My parents grew up in the Depression. They knew the importance of money and instilled that in me.

As a child I was very aware that my father earned $27.50 a week. The 50 cents went for my piano lesson. I had a leather pouch that I saved my money in. I carefully horded every dollar I received for Christmas or for my birthday. I always had at least a $5 bill in there -- just in case. I still often stoop to pick up a penny from the ground because I learned as a child that every penny counts.

I understand the woman Jesus talked about in Luke 15: Jesus was telling a series of parables because, as Luke tells us, "All the tax collectors and sinners were coming near to listen to him. And the Pharisees and the scribes were grumbling and saying, 'This fellow welcomes sinners and eats with them!' "

And so Jesus says, "What woman having ten silver coins, if she loses one of them, does not light a lamp, sweep the house, and search carefully until she finds it? When she has found it, she calls together her friends and neighbors, saying, `Rejoice with me, for I have found the coin that I had lost.' Just so, I tell you, there is joy in the presence of the angels of God over one sinner who repents."

This story in Luke stands between two other stories that are much more familiar. The first is the story of the Good Shepherd who put his 99 sheep safe in the fold and then went out into the wilderness to search for the sheep that was lost. The story that follows our story is that of the Loving Father and the Prodigal Son. Both of the other stories are celebrated in art and song.
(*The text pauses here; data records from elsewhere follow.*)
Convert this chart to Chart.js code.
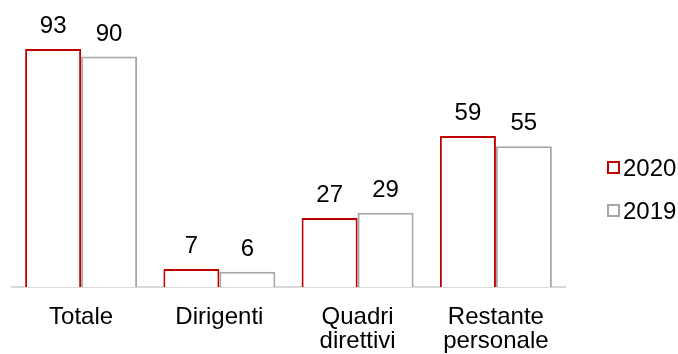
<!DOCTYPE html>
<html>
<head>
<meta charset="utf-8">
<script src="https://cdn.jsdelivr.net/npm/chart.js@4/dist/chart.umd.min.js"></script>
<style>
  html, body { margin: 0; padding: 0; background: #ffffff; }
  #wrap { width: 678px; height: 354px; }
</style>
</head>
<body>
<div id="wrap"><canvas id="c" width="678" height="354"></canvas></div>
<script>
// Personale per categoria, 2020 vs 2019
const categories = [["Totale"], ["Dirigenti"], ["Quadri", "direttivi"], ["Restante", "personale"]];
const values2020 = [93, 7, 27, 59];
const values2019 = [90, 6, 29, 55];
const seriesNames = ["2020", "2019"];
const seriesColors = ["#c00000", "#a6a6a6"];

const FONT = "'Liberation Sans', Arial, sans-serif";

// value labels above each bar
const valueLabels = {
  id: 'valueLabels',
  afterDatasetsDraw(chart) {
    const ctx = chart.ctx;
    ctx.save();
    ctx.font = "24px " + FONT;
    ctx.fillStyle = "#000000";
    ctx.textAlign = "center";
    ctx.textBaseline = "alphabetic";
    chart.data.datasets.forEach((ds, di) => {
      chart.getDatasetMeta(di).data.forEach((bar, i) => {
        ctx.fillText(String(ds.data[i]), bar.x, bar.y - 16);
      });
    });
    ctx.restore();
  }
};

// legend at the right: outlined square + year
const sideLegend = {
  id: 'sideLegend',
  afterDraw(chart) {
    const ctx = chart.ctx;
    const rowsY = [168, 211];
    ctx.save();
    chart.data.datasets.forEach((ds, di) => {
      const y = rowsY[di];
      ctx.lineWidth = 2;
      ctx.strokeStyle = ds.borderColor;
      ctx.fillStyle = "#ffffff";
      ctx.fillRect(608, y - 6, 11, 11);
      ctx.strokeRect(608, y - 6, 11, 11);
      ctx.font = "24px " + FONT;
      ctx.fillStyle = "#000000";
      ctx.textAlign = "left";
      ctx.textBaseline = "middle";
      ctx.fillText(ds.label, 623, y + 1);
    });
    ctx.restore();
  }
};

new Chart(document.getElementById('c'), {
  type: 'bar',
  data: {
    labels: categories,
    datasets: [
      { label: seriesNames[0], data: values2020, backgroundColor: "#ffffff", borderColor: seriesColors[0], borderWidth: 2 },
      { label: seriesNames[1], data: values2019, backgroundColor: "#ffffff", borderColor: seriesColors[1], borderWidth: 2 }
    ]
  },
  options: {
    responsive: false,
    animation: false,
    devicePixelRatio: 1,
    layout: { padding: { left: 12, right: 113, top: 31, bottom: 0 } },
    datasets: { bar: { categoryPercentage: 0.81, barPercentage: 1.0 } },
    plugins: { legend: { display: false }, tooltip: { enabled: false } },
    scales: {
      x: {
        grid: { display: false, drawTicks: false },
        border: { display: true, color: "#d9d9d9", width: 2 },
        ticks: { color: "#000000", padding: 18, font: { family: FONT, size: 24, lineHeight: 1.0 }, maxRotation: 0, autoSkip: false },
        afterFit(scale) { scale.height = 67; }
      },
      y: {
        display: false,
        min: 0,
        max: 100
      }
    }
  },
  plugins: [valueLabels, sideLegend]
});
</script>
</body>
</html>
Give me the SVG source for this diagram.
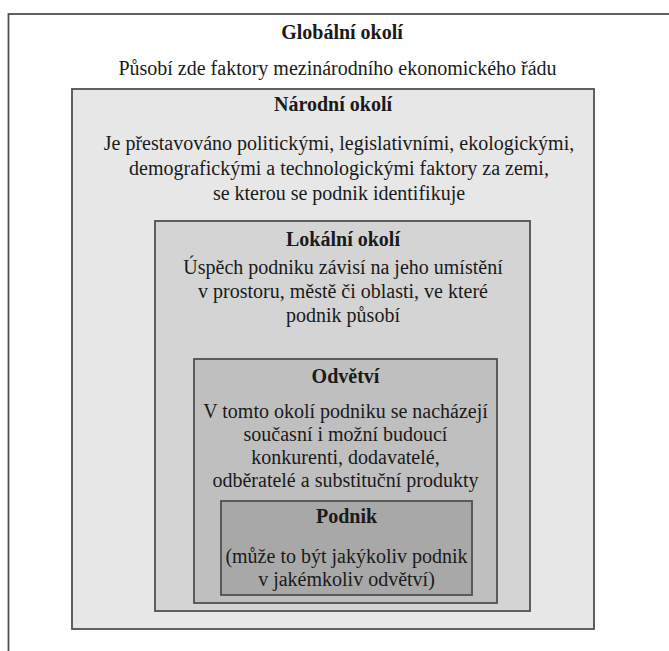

We are quite accustomed to thinking of God as the Good Shepherd or the Loving Father. We are less inclined and perhaps less comfortable thinking of God in Jesus' third story, the middle story, as the frugal, diligent homemaker. Yet homemaker is a wonderful image for God. After all, she made this big blue marble, the earth, our island home.

As African-American poet James Weldon Johnson says in his poem, "The Creation":

"Up from the bed of the river
God scooped the clay;
And by the bank of the river
He kneeled him down;
And there the Great God Almighty
Who lit the sun and fixed it in the sky,
Who flung the stars to the most far corner of the night,
Who rounded the earth in the middle of his hand;
This Great God,
Like a mammy bending over her baby,
Kneeled down in the dust
Toiling over a lump of clay
Till he shaped it in his own image...."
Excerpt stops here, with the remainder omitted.